Will Apple Maps Find Solutions To Its Problems In Foursquare's Data Trove?

Apple May Have New Plan To Fix Reviled Maps App

In an effort to improve its widely-criticized iOS Maps app, Apple is reportedly in talks with Foursquare about partnering to share maps data.

According to the Wall Street Journal, Apple senior vice president Eddy Cue has been meeting with Foursquare representatives over the past few weeks about how to integrate the location-based social network's data and services to help Apple Maps users find locations and business listings. For the uninitiated, Foursquare lets users "check in" to locations, get recommendations about businesses from previous visitors and even write their own reviews.

This report of a possible Apple-Foursquare partnership come just days after Google launched its new Google Maps app for iOS. In its first two days on the App Store, the app was downloaded more than 10 million times, according to a blog post from Google's Jeff Huber, senior vice president of commerce and local.

Google's app includes its Street View technology and public transit directions, while also adding new features like spoken turn-by-turn driving directions and vector-based map tiles. By contrast, Apple Maps has been called everything from inaccurate to "almost unusably bad" since its debut in September. And Apple's Scott Forstall, who was in charge of the company's mobile software unit at the time of the iOS 6 launch, was reportedly forced to leave the company in October after refusing to apologize for Maps.

According to The Street, Apple executive Eddy Cue has been using Foursquare's service recently, checking in to two locations and posting the Foursquare updates on Twitter. Cue, normally an infrequent tweeter, took over Apple's Siri and Maps as part of the company's management shakeup in October.

Not everyone thinks a partnership between Apple and Foursquare would fix the underlying problems in Apple's buggy Maps app.

BGR's Zach Epstein, for example, doesn't think Foursquare will bring the major fixes Apple needs.
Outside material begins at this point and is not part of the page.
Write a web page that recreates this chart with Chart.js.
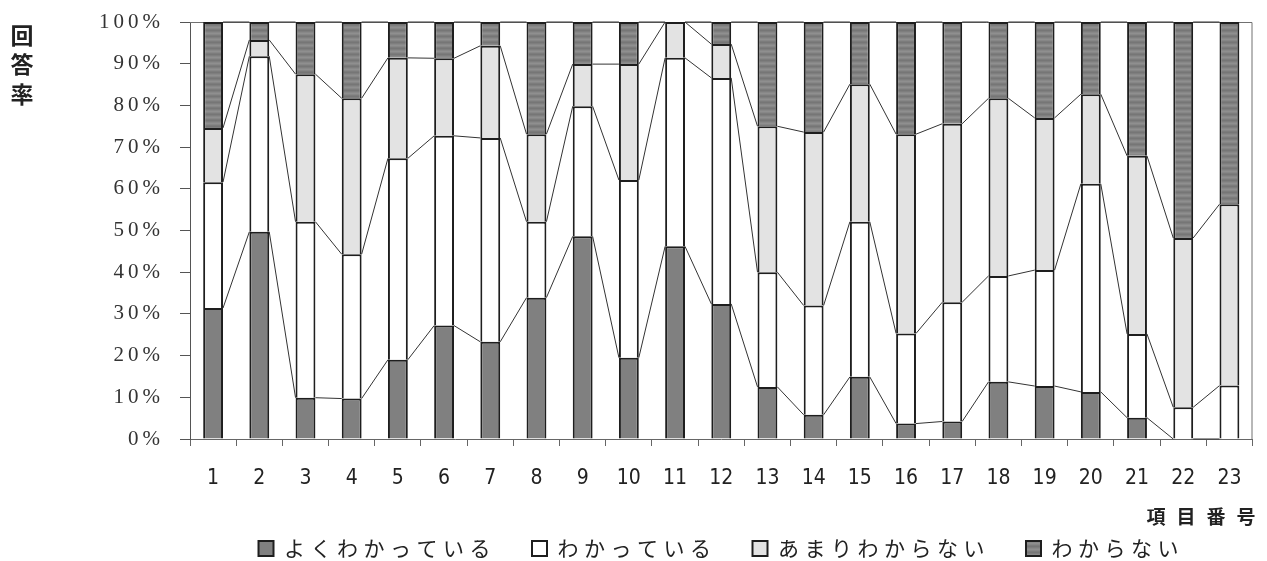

"Apple’s problem isn’t the fact that its Maps app can’t tell people how many Foursquare users have checked into a local restaurant, it’s surfacing a result in Wichita, Kansas when someone searches for a local restaurant in New York," writes Epstein. "And Apple’s problem also isn’t the fact that it can’t guide people to the most popular establishments based on Foursquare ratings, it’s that it guides people into the middle of the Australian outback and leaves them for dead."